> _Work to do_
Scan the records below for lines with the word "chart", then state how many you find and nothing else.

> _Provided entries_
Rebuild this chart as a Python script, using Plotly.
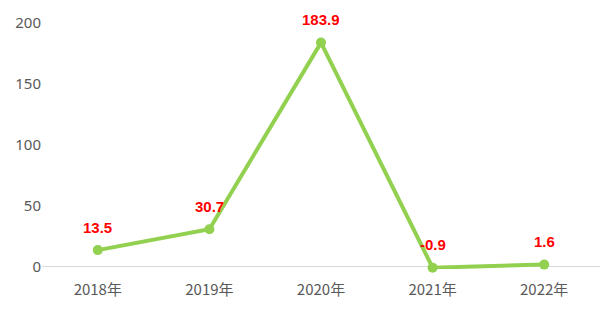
import plotly.graph_objects as go

categories = ["2018年", "2019年", "2020年", "2021年", "2022年"]
values = [13.5, 30.7, 183.9, -0.9, 1.6]
labels = ["13.5", "30.7", "183.9", "-0.9", "1.6"]
y_ticks = [0, 50, 100, 150, 200]

green = "#92D050"

fig = go.Figure()
fig.add_trace(go.Scatter(
    x=categories, y=values, mode="lines+markers",
    line=dict(color=green, width=4),
    marker=dict(color=green, size=10, symbol="circle"),
    cliponaxis=False, showlegend=False,
))

for c, v, t in zip(categories, values, labels):
    fig.add_annotation(
        x=c, y=v, text="<b>" + t + "</b>", showarrow=False, yshift=23,
        font=dict(family="Liberation Sans, Arial, sans-serif", size=15, color="#FF0000"),
    )

fig.update_layout(
    width=600, height=319,
    margin=dict(l=42, r=0, t=23, b=50),
    paper_bgcolor="white", plot_bgcolor="white",
    font=dict(family="Noto Sans CJK SC, sans-serif", size=14, color="#595959"),
)
fig.update_xaxes(
    type="category", range=[-0.5, 4.5], showgrid=False, showline=False, zeroline=False,
    ticks="", ticklabelstandoff=10, tickfont=dict(size=15, color="#595959"),
)
fig.update_yaxes(
    range=[-2, 200], tickvals=y_ticks, showgrid=False, showline=False,
    zeroline=True, zerolinecolor="#D9D9D9", zerolinewidth=1,
    ticks="", tickfont=dict(family="Noto Sans, sans-serif", size=15, color="#595959"),
)

fig.write_html("out.html")
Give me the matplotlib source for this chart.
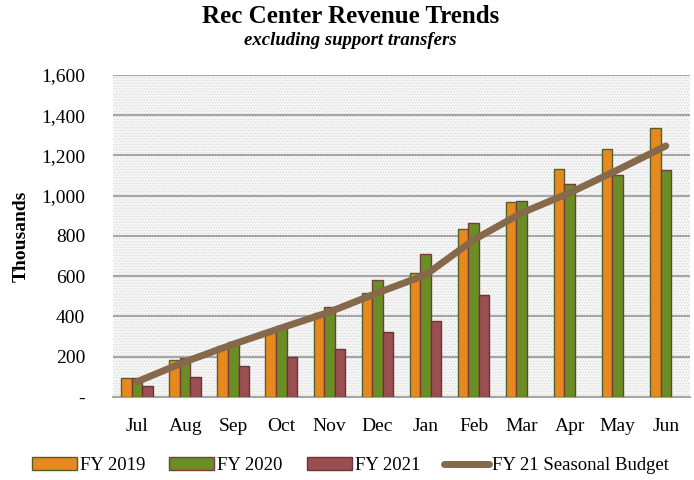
import numpy as np
import matplotlib
matplotlib.use("Agg")
import matplotlib.pyplot as plt
from matplotlib.patches import Rectangle
from matplotlib.lines import Line2D
from matplotlib.ticker import FuncFormatter

plt.rcParams['font.family'] = ['Liberation Serif', 'DejaVu Serif']
plt.rcParams['hatch.linewidth'] = 0.5

# Data (thousands)
months = ["Jul", "Aug", "Sep", "Oct", "Nov", "Dec", "Jan", "Feb", "Mar", "Apr", "May", "Jun"]
fy2019 = [93, 184, 253, 328, 416, 515, 615, 833, 967, 1133, 1232, 1338]
fy2020 = [93, 192, 275, 354, 447, 583, 711, 863, 975, 1057, 1103, 1126]
fy2021 = [55, 101, 156, 200, 237, 325, 379, 508, np.nan, np.nan, np.nan, np.nan]
budget = [76, 175, 262, 343, 422, 517, 606, 780, 914, 1014, 1128, 1247]

c19, c20, c21 = "#E8891F", "#6A8E23", "#9B4F53"
line_c = "#86684A"

fig = plt.figure(figsize=(6.94, 4.80), dpi=100)
ax = fig.add_axes([0.163, 0.173, 0.831, 0.671])

# dotted background
ax.set_facecolor("#f6f6f6")
bg = Rectangle((0, 0), 1, 1, transform=ax.transAxes, facecolor="none",
               edgecolor="#d6d6d6", hatch="......", linewidth=0, zorder=0)
ax.add_patch(bg)

x = np.arange(len(months))
w = 0.22
ax.bar(x - w, fy2019, w, color=c19, edgecolor="#4F6228", linewidth=1, zorder=3)
ax.bar(x, fy2020, w, color=c20, edgecolor="#7a3a3e", linewidth=1, zorder=3)
ax.bar(x + w, fy2021, w, color=c21, edgecolor="#6e3236", linewidth=1, zorder=3)
ax.plot(x, budget, color=line_c, linewidth=5, solid_capstyle="round",
        solid_joinstyle="round", zorder=4)

ax.set_xlim(-0.5, len(months) - 0.5)
ax.set_ylim(0, 1600)
ax.set_yticks(range(0, 1601, 200))
ax.yaxis.set_major_formatter(FuncFormatter(lambda v, p: "-" if v == 0 else f"{int(v):,}"))
ax.set_xticks(x)
ax.set_xticklabels(months)
ax.tick_params(axis="both", length=0, labelsize=14)
ax.tick_params(axis="x", pad=15)
ax.tick_params(axis="y", pad=20)
ax.grid(axis="y", color="#a6a6a6", linewidth=1.5, zorder=1)
ax.set_axisbelow(True)
for s in ["top", "right", "left"]:
    ax.spines[s].set_visible(False)
ax.spines["bottom"].set_color("#a6a6a6")
ax.spines["bottom"].set_linewidth(1.5)

ax.set_ylabel("Thousands", fontsize=14, fontweight="bold", labelpad=8)

fig.text(0.505, 0.965, "Rec Center Revenue Trends", ha="center", va="center",
         fontsize=18, fontweight="bold")
fig.text(0.505, 0.915, "excluding support transfers", ha="center", va="center",
         fontsize=13.5, fontweight="bold", style="italic")

handles = [
    Rectangle((0, 0), 1, 1, facecolor=c19, edgecolor="#4F6228"),
    Rectangle((0, 0), 1, 1, facecolor=c20, edgecolor="#7a3a3e"),
    Rectangle((0, 0), 1, 1, facecolor=c21, edgecolor="#6e3236"),
    Line2D([], [], color=line_c, linewidth=5, solid_capstyle="round"),
]
fig.legend(handles, ["FY 2019", "FY 2020", "FY 2021", "FY 21 Seasonal Budget"],
           loc="center", bbox_to_anchor=(0.505, 0.03), ncol=4, frameon=False,
           fontsize=13.5, handlelength=2.4, handleheight=0.7, handletextpad=0.15,
           columnspacing=1.3)

fig.savefig("out.png", dpi=100)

> _Expected answer_
2